15 thoughts on “Stone Age to Diamonds and Beyond”

  1. It’s looking like ZBLAN optical fiber production may be the first orbitial manufacturing to go commercial. The economics appear to be a closing case, using a SpaceX dragon (maybe with a commercial freeflyer station but not required). There are now three companies actively doing ZBLAN manufacturing research on ISS, and some samples have already returned. I believe one has had two sample sets returned, and is refining their technique prior to committing to manufacturing.

  2. Depends on the purpose, really. Borts are used in industry for cutting purposes, but the higher quality gems have uses in optics and semiconductors.

  3. I was under the impression that industrial diamonds used small, black stones that were unsuitable for gem use so the gem industry ignored them.

    Is this not so? Or do they want to use the big, pretty, things but can’t because of the inflated prices?

  4. Probably one third of the moon’s molar mass is oxygen.

    Carbon, Hydrogen, and Nitrogen however..

  5. Interesting fact – but that won’t help if you plan to extract or refine something in space which requires oxygen, the point being that in all probability hardcore industrialisation may be impossible, at least on an Earth bound scale.

    The disturbing thing about such realities is that the very people that would probably have to sink money into such water, oxygen etc resource extraction would be the same people that would charge through the nose for it once humans are out there in numbers – not at all a dissimilar situation from the one in Total Recall.

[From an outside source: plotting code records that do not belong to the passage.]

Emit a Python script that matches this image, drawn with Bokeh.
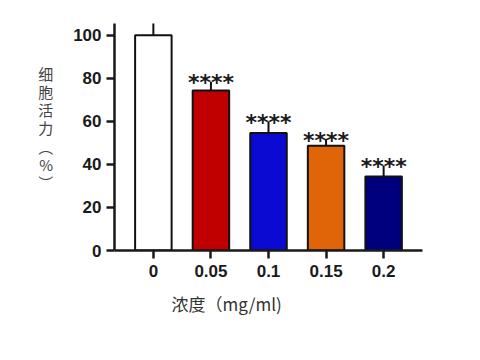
from bokeh.plotting import figure
from bokeh.models import FactorRange, Range1d, Title, ColumnDataSource, FixedTicker
from bokeh.core.properties import value
from bokeh.embed import file_html
from bokeh.resources import INLINE

categories = ["0", "0.05", "0.1", "0.15", "0.2"]
viability = [100, 74.4, 54.6, 48.7, 34.4]
sd = [8, 4.0, 5.5, 3.1, 5.1]
colors = ["#FFFFFF", "#C00000", "#0A0AD2", "#E06408", "#00007E"]
signif = ["", "****", "****", "****", "****"]
y_ticks = [0, 20, 40, 60, 80, 100]

upper = [v + e for v, e in zip(viability, sd)]
src = ColumnDataSource(dict(cat=categories, v=viability, up=upper, col=colors, sig=signif))

W, H = 464, 344
p = figure(x_range=FactorRange(factors=categories, range_padding=0.07),
           y_range=Range1d(0, 105.5),
           width=W, height=H, output_backend="svg", toolbar_location=None,
           min_border_left=114, min_border_right=W - 422, min_border_top=23, min_border_bottom=H - 250)
p.background_fill_color = "white"
p.border_fill_color = "white"
p.outline_line_color = None
p.grid.visible = False

p.vbar(x="cat", top="v", width=0.634, bottom=0, source=src, fill_color="col",
       line_color="#111111", line_width=2)
p.segment(x0="cat", y0="v", x1="cat", y1="up", source=src, line_color="#111111", line_width=2)
p.rect(x="cat", y="up", width=0.28, height=0, height_units="screen", source=src,
       fill_alpha=0, line_color="#111111", line_width=2)
p.text(x="cat", y="up", text="sig", source=src, text_align="center", text_baseline="alphabetic",
       y_offset=1, text_font=value("DejaVu Sans"), text_font_style="bold",
       text_font_size="22px", text_color="#1a1a1a")

for ax in (p.xaxis[0], p.yaxis[0]):
    ax.axis_line_width = 2.5
    ax.axis_line_color = "#1a1a1a"
    ax.major_tick_line_width = 2.5
    ax.major_tick_line_color = "#1a1a1a"
    ax.major_tick_out = 8
    ax.major_tick_in = 0
    ax.minor_tick_line_color = None
    ax.major_label_text_font = "Liberation Sans"
    ax.major_label_text_font_style = "bold"
    ax.major_label_text_font_size = "17px"
    ax.major_label_text_color = "#1a1a1a"
p.yaxis.ticker = FixedTicker(ticks=y_ticks)
p.yaxis.major_label_standoff = 5
p.xaxis.major_label_standoff = 6

# stacked vertical y label (a blank trailing line lifts it toward the top)
p.yaxis.axis_label = "细\n胞\n活\n力\n︵\n%\n︶\n\u3000"
p.yaxis.axis_label_orientation = "horizontal"
p.yaxis.axis_label_standoff = 17
p.yaxis.axis_label_text_font = "Noto Sans CJK SC"
p.yaxis.axis_label_text_font_style = "normal"
p.yaxis.axis_label_text_font_size = "15px"
p.yaxis.axis_label_text_color = "#444444"
p.yaxis.axis_label_text_line_height = 0.86

xt = Title(text="浓度（mg/ml)", align="left", offset=57, standoff=18,
           text_font="Noto Sans CJK SC", text_font_style="normal",
           text_font_size="17px", text_color="#333333")
p.add_layout(xt, "below")

open("out.html", "w").write(file_html(p, INLINE))
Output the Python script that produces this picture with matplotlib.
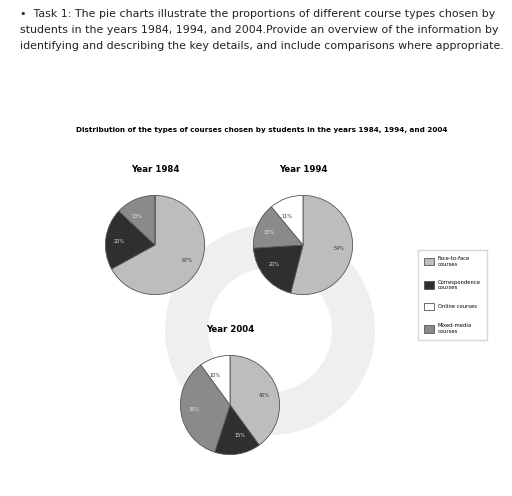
import matplotlib
matplotlib.use("Agg")
import matplotlib.pyplot as plt
from matplotlib.patches import Patch

categories = ["Face-to-face\ncourses", "Correspondence\ncourses", "Online courses", "Mixed-media\ncourses"]
colors = ["#bdbdbd", "#2f2f2f", "#ffffff", "#8a8a8a"]
years = ["Year 1984", "Year 1994", "Year 2004"]
shares = {
    "Year 1984": [67, 20, 0, 13],
    "Year 1994": [54, 20, 11, 15],
    "Year 2004": [40, 15, 10, 35],
}
label_colors = ["#333333", "#dddddd", "#333333", "#eeeeee"]
# clockwise drawing order from 12 o'clock: face-to-face, correspondence, mixed-media, online
draw_order = [0, 1, 3, 2]

W, H = 512, 496
fig = plt.figure(figsize=(W / 100, H / 100), dpi=100)

task = ("•  Task 1: The pie charts illustrate the proportions of different course types chosen by\n"
        "students in the years 1984, 1994, and 2004.Provide an overview of the information by\n"
        "identifying and describing the key details, and include comparisons where appropriate.")
fig.text(20 / W, 1 - 9 / H, task, fontsize=7.9, va="top", ha="left", linespacing=1.75, color="#222222")
fig.text(262 / W, 1 - 130 / H,
         "Distribution of the types of courses chosen by students in the years 1984, 1994, and 2004",
         fontsize=5.2, fontweight="bold", ha="center", va="center")

# faint background watermark
bg = fig.add_axes([0, 0, 1, 1], zorder=-1)
bg.set_xlim(0, W); bg.set_ylim(H, 0); bg.axis("off")
bg.add_patch(plt.Circle((270, 330), 105, color="#efefef", lw=0))
bg.add_patch(plt.Circle((270, 330), 62, color="white", lw=0))

centres = {"Year 1984": (155, 245), "Year 1994": (303, 245), "Year 2004": (230, 405)}
R = 62
for yr in years:
    cx, cy = centres[yr]
    ax = fig.add_axes([(cx - R) / W, 1 - (cy + R) / H, 2 * R / W, 2 * R / H])
    vals = [shares[yr][i] for i in draw_order]
    cols = [colors[i] for i in draw_order]
    lcols = [label_colors[i] for i in draw_order]
    wedges, texts = ax.pie(vals, colors=cols, startangle=90, counterclock=False,
                           wedgeprops=dict(edgecolor="#555555", linewidth=0.6),
                           labels=[f"{v}%" if v else "" for v in vals], labeldistance=0.62,
                           textprops=dict(fontsize=3.6))
    for t, c in zip(texts, lcols):
        t.set_color(c)
    ax.set_aspect("equal")
    ax.set_title(yr, fontsize=6.2, fontweight="bold", pad=8)

lax = fig.add_axes([400 / W, 1 - 347 / H, 105 / W, 104 / H])
lax.axis("off")
handles = [Patch(facecolor=c, edgecolor="#555555", linewidth=0.6) for c in colors]
lax.legend(handles, categories, loc="center", fontsize=3.8, frameon=True, edgecolor="#cccccc",
           labelspacing=2.4, handlelength=1.8, handleheight=1.8, borderpad=1.2, fancybox=False)

fig.savefig("out.png", dpi=100)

  6. Where there’s a will there is a way. I’m reminded of Australian gold miners who separate fine gold not using water but by using bursts of air (because water is scarce).

  7. The use of diamonds in industry has been somewhat suppressed by the cartel for jewelry uses working to maintain scarcity. I’m reminded of “Doc” Smith’s Skylark of Space, where the protagonist plans on importing the alien gem “faidons” to Earth, and muses about telling everybody aliens use them for reflectors on car bumpers, just so they won’t be monopolized by the jewelry market, and will be available for industrial and scientific purposes.

  8. In the end game, what choice do we have but to solve these issues and branch off the homeworld? These issues must be overcome, or like the rats, we will all be gone.

  9. Significant pracitcal limitations apply to space based industry.

    A ready supply of oxygen and water being important ones, and any industrialisation will naturally have to lag behind actual ability to sustain an environment for the necessary human presence to industrialise space – unless of course the planned industrialisation relies on either human directed robotics from Earth/near Earth locales and/or autonomous control systems for endeavors too far away for real time human control (such as constructing safe and spacious habitation on Mars).

  10. Yes, space industrialization promises previously unheard of kinds of materials.

    It has not taken off because industry and material research has been mostly Earth-bound so far.

  11. I think that someone in the government needs to make a list in all products that China has a global hold on and work together with our allies to make viable alternatives for each and everyone. This is a matter of national security.